The American Public Health Association (APHA), the American Academy of Pediatrics (AAP), the American College of Physicians (ACP), the Infectious Diseases Society of America (IDSA), the Massachusetts Public Health Alliance (MPHA), and the Society for Maternal-Fetal Medicine (SMFM) are behind the lawsuit. The suit seeks to “defend vaccine policy, and to put an end to the Secretary’s assault on science, public health and evidence-based medicine,” the APHA said in a news release.
According to the lawsuit, HHS and Kennedy acted “arbitrarily and capriciously” upon changing COVID-19 vaccine recommendations for children and pregnant women. The plaintiffs are seeking preliminary and permanent injunctions to block the vaccine policies and declare the changes unlawful.
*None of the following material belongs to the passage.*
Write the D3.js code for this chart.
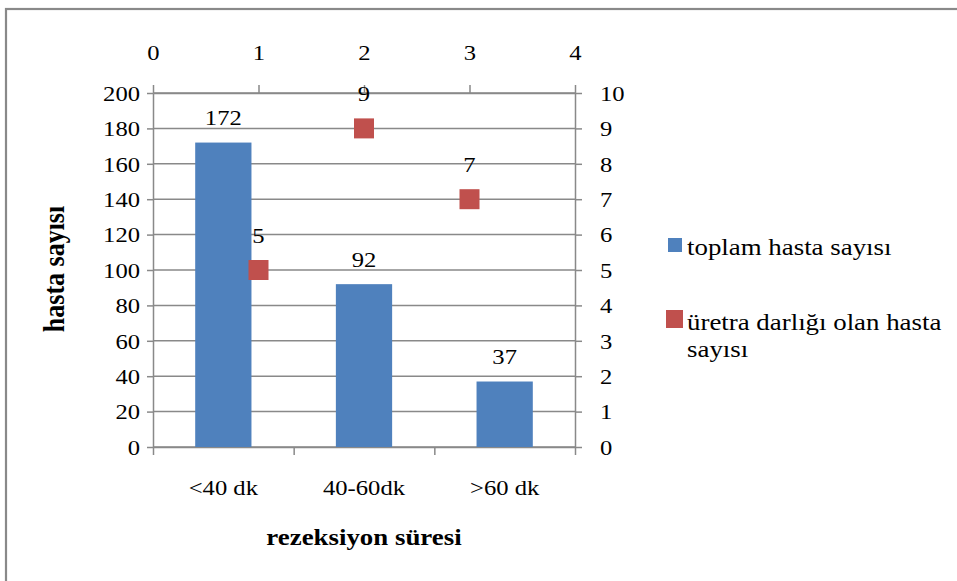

“This administration is an existential threat to vaccination in America, and those in charge are only just getting started. If left unchecked, Secretary Kennedy will accomplish his goal of ridding the United States of vaccines, which would unleash a wave of preventable harm on our nation’s children,” said Richard H. Hughes IV, lead counsel for the plaintiffs and partner at Epstein Becker Green. “The professional associations for pediatricians, internal medicine physicians, infectious disease physicians, high-risk pregnancy physicians, and public health professionals will not stand idly by as our system of prevention is dismantled. This ends now.”
Upon the vaccine shift in May, Kennedy said that “he couldn’t be more pleased” to announce that the “COVID vaccine for healthy children and healthy pregnant women has been removed from the CDC’s recommended immunization schedule.”
“Last year, the Biden administration urged healthy children to get yet another COVID shot, despite the lack of any clinical data to support the repeat booster strategy in children,” he stated.